> **Source code of charts**:
--- START ---

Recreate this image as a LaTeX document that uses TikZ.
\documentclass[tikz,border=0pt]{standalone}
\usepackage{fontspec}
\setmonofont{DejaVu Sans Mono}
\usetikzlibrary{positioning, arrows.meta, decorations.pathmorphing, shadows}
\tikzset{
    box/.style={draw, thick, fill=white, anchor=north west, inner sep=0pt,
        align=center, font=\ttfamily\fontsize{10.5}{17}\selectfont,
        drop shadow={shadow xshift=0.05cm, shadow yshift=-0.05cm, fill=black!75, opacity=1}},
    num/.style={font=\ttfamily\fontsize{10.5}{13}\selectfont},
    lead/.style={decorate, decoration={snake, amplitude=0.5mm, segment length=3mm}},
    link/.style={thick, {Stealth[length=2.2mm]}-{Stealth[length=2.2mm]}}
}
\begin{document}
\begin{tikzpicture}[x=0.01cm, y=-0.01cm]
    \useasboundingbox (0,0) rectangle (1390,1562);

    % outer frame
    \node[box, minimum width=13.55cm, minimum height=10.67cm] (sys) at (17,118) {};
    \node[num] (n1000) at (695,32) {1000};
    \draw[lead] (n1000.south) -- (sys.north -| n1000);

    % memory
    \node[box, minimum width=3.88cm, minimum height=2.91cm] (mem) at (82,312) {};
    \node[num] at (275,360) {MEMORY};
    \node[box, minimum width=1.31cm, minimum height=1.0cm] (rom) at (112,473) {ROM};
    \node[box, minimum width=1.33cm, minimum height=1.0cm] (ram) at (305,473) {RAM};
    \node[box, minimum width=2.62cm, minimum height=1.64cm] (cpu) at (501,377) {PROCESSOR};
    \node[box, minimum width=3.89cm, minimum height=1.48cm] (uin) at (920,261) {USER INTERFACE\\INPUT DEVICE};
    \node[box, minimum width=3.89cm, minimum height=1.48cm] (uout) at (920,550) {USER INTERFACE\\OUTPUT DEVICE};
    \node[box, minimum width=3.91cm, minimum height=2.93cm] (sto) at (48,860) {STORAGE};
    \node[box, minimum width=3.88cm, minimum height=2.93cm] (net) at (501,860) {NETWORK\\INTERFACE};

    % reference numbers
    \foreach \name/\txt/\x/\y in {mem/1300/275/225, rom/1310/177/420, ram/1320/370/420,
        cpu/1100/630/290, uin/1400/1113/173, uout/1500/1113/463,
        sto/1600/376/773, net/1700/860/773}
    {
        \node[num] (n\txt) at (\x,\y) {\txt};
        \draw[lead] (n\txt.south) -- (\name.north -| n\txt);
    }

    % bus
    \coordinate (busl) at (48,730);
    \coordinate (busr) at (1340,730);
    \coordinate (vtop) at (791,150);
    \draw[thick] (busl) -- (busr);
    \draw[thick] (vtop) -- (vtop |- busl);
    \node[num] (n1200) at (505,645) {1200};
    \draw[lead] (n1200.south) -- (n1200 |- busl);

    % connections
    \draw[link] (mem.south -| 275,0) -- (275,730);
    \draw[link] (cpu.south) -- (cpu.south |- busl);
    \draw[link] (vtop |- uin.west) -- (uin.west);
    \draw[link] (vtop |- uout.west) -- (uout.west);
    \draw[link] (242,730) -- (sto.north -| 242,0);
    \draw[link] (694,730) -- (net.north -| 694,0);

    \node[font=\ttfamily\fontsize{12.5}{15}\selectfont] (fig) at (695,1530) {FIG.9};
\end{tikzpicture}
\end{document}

--- END ---
--- START ---

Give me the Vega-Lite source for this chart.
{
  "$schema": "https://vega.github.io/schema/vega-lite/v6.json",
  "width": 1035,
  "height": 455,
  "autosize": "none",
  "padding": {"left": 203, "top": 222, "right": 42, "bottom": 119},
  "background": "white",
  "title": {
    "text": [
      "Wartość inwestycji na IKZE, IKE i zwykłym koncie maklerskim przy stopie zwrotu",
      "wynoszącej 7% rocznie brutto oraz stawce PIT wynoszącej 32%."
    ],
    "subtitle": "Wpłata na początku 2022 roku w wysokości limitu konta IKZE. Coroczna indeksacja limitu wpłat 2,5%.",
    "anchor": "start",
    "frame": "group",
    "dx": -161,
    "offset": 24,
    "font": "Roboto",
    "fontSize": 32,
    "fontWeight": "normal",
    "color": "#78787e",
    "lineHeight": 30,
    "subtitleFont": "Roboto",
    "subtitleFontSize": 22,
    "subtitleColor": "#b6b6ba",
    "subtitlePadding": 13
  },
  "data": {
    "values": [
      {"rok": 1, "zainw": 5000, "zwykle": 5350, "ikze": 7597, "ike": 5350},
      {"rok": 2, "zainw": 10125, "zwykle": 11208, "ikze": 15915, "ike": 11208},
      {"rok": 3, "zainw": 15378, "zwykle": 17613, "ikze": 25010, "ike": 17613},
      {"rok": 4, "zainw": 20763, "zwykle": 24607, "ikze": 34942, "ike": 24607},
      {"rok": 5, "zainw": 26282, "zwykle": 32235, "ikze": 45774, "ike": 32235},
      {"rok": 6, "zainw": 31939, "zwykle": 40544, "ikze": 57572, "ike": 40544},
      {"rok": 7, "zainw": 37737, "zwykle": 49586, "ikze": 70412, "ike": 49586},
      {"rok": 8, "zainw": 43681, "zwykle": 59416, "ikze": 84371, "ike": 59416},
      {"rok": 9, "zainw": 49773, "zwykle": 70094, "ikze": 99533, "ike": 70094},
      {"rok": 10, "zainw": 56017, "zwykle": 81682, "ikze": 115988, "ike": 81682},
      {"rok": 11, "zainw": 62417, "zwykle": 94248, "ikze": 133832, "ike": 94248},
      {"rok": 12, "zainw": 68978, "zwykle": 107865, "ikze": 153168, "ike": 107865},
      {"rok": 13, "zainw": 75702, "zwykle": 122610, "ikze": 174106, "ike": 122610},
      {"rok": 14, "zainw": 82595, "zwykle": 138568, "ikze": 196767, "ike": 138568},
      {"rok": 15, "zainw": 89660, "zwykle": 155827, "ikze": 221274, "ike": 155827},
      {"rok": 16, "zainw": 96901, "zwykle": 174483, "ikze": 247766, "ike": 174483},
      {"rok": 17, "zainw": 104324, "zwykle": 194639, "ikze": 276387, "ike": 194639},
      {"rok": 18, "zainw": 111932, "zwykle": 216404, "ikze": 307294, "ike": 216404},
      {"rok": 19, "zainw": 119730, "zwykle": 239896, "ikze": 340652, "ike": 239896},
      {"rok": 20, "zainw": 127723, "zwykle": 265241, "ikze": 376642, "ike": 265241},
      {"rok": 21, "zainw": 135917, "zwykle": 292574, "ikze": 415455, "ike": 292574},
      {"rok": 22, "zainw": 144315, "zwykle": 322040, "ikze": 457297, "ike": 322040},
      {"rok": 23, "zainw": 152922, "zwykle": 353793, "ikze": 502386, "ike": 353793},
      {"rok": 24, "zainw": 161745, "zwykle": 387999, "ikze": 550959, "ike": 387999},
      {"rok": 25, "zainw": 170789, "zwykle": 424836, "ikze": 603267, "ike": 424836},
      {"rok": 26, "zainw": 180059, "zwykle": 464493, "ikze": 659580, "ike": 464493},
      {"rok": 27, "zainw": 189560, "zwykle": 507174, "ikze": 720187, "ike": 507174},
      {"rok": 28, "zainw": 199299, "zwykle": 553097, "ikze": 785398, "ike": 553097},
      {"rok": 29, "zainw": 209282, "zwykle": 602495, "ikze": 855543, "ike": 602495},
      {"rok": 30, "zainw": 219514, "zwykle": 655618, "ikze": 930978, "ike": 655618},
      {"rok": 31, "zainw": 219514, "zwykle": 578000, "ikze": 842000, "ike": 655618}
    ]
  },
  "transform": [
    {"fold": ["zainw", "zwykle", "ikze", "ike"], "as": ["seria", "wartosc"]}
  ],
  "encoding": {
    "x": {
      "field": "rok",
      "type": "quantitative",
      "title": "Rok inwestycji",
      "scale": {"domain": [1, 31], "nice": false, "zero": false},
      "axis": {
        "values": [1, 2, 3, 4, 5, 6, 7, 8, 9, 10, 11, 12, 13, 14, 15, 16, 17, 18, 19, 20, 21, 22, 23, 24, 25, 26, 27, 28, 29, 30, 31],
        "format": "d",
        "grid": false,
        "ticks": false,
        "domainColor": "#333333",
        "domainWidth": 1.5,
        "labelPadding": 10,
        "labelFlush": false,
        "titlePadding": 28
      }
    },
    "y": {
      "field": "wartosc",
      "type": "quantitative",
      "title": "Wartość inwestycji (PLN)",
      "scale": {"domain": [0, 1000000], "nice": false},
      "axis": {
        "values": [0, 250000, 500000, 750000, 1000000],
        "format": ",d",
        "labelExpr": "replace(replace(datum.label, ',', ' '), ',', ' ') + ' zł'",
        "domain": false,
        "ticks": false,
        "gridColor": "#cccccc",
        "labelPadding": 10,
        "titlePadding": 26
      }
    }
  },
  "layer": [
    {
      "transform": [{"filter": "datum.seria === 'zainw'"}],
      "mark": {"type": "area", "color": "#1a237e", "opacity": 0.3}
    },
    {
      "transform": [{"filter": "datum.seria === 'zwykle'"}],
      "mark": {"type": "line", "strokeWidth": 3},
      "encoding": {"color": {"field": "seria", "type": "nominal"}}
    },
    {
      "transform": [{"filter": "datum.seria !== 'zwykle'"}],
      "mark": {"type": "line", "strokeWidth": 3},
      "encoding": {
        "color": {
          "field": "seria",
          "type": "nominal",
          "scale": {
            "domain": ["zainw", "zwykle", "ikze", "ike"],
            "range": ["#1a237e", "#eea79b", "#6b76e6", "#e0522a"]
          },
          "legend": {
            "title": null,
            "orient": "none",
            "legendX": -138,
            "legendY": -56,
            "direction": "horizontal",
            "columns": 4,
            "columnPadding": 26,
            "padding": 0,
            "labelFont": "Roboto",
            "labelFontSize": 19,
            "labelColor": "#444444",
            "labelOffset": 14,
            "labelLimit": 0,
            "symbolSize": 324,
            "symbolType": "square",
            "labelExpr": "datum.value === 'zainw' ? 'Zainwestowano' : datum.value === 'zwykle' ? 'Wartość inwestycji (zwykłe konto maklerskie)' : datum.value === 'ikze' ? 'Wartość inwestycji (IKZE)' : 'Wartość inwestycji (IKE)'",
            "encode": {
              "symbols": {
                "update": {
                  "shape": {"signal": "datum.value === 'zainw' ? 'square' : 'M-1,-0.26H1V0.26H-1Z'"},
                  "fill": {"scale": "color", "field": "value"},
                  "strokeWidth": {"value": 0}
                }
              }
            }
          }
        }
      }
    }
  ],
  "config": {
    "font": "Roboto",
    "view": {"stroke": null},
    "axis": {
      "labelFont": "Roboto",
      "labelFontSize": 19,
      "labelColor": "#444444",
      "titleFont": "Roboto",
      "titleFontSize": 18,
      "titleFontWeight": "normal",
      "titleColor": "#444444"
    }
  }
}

--- END ---

Give again only the lines that run from the line with "Recreate this image" to the line with "(sys.north -| n1000);". Include both of those lines exactly as written.

Recreate this image as a LaTeX document that uses TikZ.
\documentclass[tikz,border=0pt]{standalone}
\usepackage{fontspec}
\setmonofont{DejaVu Sans Mono}
\usetikzlibrary{positioning, arrows.meta, decorations.pathmorphing, shadows}
\tikzset{
    box/.style={draw, thick, fill=white, anchor=north west, inner sep=0pt,
        align=center, font=\ttfamily\fontsize{10.5}{17}\selectfont,
        drop shadow={shadow xshift=0.05cm, shadow yshift=-0.05cm, fill=black!75, opacity=1}},
    num/.style={font=\ttfamily\fontsize{10.5}{13}\selectfont},
    lead/.style={decorate, decoration={snake, amplitude=0.5mm, segment length=3mm}},
    link/.style={thick, {Stealth[length=2.2mm]}-{Stealth[length=2.2mm]}}
}
\begin{document}
\begin{tikzpicture}[x=0.01cm, y=-0.01cm]
    \useasboundingbox (0,0) rectangle (1390,1562);

    % outer frame
    \node[box, minimum width=13.55cm, minimum height=10.67cm] (sys) at (17,118) {};
    \node[num] (n1000) at (695,32) {1000};
    \draw[lead] (n1000.south) -- (sys.north -| n1000);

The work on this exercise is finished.